▸ OBJECTIVE:
Find the lines holding the string "matplotlib" in the data, then copy all of them.

▸ SUPPLIED INFORMATION:
---*---
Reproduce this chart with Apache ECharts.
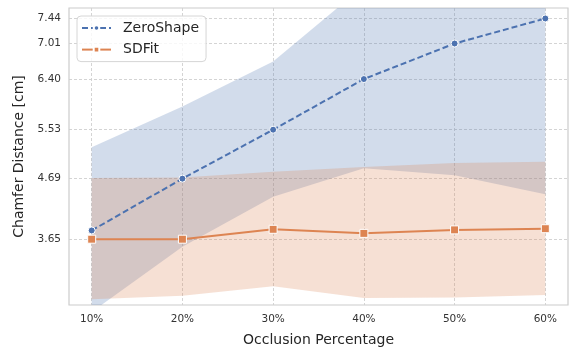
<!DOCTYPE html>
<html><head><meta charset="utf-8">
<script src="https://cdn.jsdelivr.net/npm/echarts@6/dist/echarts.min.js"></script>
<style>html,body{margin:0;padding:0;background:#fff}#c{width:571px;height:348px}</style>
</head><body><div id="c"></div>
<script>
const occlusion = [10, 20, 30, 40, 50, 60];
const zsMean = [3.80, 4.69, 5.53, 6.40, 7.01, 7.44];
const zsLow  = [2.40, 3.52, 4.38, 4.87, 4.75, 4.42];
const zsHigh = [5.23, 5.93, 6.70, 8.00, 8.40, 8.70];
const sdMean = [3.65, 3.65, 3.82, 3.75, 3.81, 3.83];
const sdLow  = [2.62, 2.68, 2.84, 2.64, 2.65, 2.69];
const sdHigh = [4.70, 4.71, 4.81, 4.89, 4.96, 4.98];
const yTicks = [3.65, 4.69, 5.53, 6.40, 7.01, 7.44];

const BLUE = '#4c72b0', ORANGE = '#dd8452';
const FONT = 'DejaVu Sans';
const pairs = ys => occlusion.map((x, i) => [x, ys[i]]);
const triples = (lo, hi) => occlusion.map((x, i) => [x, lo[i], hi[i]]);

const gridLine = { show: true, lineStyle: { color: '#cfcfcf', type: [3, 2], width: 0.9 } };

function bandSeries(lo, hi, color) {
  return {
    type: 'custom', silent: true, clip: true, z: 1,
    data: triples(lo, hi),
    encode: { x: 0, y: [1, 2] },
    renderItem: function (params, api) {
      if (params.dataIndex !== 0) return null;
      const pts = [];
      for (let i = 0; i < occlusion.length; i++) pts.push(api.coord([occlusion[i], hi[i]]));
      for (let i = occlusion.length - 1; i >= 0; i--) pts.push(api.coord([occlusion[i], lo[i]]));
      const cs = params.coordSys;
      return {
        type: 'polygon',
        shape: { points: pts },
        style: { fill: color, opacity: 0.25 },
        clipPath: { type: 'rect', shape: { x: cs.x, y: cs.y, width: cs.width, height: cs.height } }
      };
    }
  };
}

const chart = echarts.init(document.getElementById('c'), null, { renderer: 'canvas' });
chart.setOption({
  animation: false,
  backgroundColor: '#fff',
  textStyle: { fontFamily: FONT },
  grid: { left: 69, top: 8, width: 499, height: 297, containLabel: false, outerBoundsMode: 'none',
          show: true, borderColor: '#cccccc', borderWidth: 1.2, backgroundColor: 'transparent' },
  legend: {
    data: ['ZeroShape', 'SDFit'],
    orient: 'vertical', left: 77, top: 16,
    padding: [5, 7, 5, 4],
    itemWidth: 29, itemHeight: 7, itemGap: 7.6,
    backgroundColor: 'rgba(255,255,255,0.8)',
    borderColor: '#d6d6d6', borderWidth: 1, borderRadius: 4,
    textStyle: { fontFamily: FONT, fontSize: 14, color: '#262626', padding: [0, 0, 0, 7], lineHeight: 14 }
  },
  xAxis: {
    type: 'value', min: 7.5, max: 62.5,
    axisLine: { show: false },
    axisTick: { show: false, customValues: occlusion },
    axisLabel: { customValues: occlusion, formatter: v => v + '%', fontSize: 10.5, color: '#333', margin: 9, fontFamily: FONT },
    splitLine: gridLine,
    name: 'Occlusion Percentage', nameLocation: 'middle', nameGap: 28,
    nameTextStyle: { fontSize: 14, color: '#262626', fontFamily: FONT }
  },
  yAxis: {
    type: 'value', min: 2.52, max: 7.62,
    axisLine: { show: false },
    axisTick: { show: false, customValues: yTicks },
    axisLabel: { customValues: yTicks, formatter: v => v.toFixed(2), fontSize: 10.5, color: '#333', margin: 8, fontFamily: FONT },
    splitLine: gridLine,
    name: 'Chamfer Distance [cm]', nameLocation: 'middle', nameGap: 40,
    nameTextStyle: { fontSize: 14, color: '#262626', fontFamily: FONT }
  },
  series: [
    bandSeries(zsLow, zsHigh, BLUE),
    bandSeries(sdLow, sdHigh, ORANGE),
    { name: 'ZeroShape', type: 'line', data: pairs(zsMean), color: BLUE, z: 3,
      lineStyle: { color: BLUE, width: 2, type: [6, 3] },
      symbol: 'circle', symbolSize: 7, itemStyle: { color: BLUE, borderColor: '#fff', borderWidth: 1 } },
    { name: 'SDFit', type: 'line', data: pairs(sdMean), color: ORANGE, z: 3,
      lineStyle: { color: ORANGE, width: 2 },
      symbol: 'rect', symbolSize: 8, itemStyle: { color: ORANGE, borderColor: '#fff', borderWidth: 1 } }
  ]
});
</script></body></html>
---*---
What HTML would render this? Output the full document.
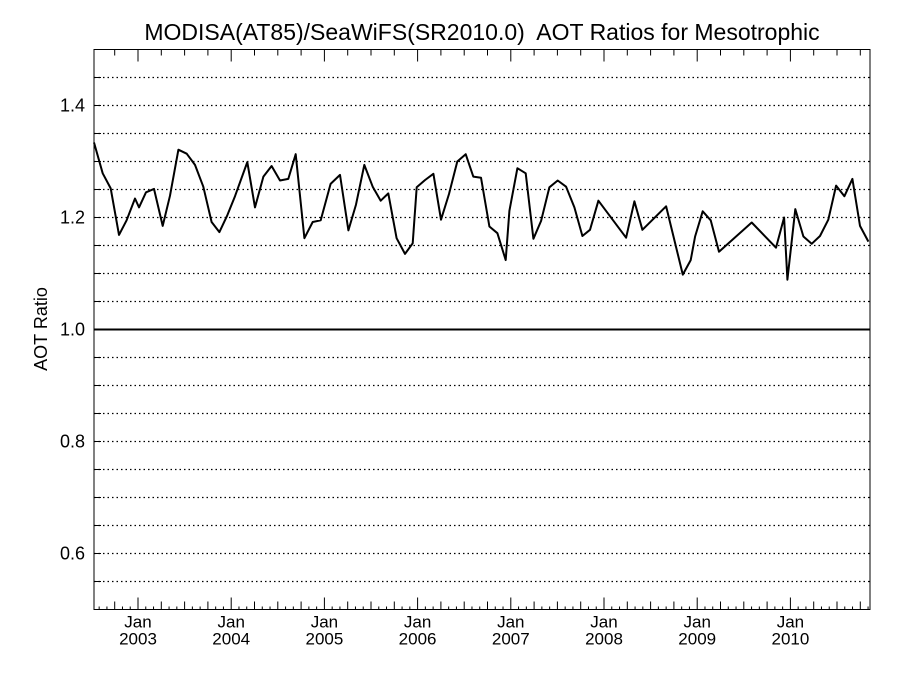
---*---
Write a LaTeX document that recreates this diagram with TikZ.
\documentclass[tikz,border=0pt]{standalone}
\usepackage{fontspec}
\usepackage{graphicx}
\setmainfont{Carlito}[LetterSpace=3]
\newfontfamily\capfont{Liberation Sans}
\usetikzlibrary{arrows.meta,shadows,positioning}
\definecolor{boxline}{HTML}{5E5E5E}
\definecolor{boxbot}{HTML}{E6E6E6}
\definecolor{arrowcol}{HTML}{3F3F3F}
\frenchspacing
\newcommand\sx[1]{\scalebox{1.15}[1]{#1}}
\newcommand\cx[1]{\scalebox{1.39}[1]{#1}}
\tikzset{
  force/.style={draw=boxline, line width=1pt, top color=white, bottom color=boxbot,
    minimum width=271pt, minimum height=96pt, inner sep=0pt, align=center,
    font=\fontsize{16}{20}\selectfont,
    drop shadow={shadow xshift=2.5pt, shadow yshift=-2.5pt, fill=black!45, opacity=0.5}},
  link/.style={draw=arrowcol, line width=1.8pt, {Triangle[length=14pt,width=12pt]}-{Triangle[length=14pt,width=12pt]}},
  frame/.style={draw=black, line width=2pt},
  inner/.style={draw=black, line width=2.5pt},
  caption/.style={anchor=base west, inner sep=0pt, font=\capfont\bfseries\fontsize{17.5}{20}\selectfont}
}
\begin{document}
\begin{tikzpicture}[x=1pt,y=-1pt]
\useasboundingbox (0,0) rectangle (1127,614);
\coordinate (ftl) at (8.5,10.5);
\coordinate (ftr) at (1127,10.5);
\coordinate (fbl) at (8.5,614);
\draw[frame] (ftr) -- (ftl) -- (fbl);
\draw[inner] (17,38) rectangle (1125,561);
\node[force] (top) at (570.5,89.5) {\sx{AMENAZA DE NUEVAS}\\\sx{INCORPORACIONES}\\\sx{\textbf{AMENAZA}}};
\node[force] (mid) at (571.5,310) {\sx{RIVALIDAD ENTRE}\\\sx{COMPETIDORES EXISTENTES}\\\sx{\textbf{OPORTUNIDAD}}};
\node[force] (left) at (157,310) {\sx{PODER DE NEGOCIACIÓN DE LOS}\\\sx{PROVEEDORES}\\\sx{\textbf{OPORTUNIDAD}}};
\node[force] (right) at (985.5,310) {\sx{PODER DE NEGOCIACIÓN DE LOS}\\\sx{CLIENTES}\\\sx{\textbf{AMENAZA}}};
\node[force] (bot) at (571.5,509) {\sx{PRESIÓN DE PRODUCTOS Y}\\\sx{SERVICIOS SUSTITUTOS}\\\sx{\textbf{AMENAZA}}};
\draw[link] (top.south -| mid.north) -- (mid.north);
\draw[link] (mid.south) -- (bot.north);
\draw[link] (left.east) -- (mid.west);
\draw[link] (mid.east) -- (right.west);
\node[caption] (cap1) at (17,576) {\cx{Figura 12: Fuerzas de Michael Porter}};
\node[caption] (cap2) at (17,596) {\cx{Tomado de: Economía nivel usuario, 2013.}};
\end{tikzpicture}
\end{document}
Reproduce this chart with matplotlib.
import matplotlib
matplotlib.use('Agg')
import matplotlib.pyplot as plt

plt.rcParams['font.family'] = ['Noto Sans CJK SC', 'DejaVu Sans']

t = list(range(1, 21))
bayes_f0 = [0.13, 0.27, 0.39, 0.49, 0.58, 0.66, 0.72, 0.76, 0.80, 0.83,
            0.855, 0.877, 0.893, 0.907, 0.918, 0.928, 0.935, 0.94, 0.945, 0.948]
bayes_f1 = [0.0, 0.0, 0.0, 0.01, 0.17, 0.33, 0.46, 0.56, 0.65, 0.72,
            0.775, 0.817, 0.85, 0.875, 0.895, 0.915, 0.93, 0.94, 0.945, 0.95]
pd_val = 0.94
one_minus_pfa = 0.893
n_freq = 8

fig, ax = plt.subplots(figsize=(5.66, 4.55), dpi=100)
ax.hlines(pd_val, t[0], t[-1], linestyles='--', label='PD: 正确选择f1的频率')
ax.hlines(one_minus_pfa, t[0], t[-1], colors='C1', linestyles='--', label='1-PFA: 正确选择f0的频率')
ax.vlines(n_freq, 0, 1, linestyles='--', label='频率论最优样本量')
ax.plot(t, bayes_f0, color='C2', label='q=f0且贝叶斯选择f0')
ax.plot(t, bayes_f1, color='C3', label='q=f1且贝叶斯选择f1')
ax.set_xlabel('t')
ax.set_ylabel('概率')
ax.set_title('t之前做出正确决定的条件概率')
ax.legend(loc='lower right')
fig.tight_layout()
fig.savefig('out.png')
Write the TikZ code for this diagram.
---*---
▸ FINISHED EXERCISE:
Reproduce this chart with matplotlib.
import matplotlib
matplotlib.use('Agg')
import matplotlib.pyplot as plt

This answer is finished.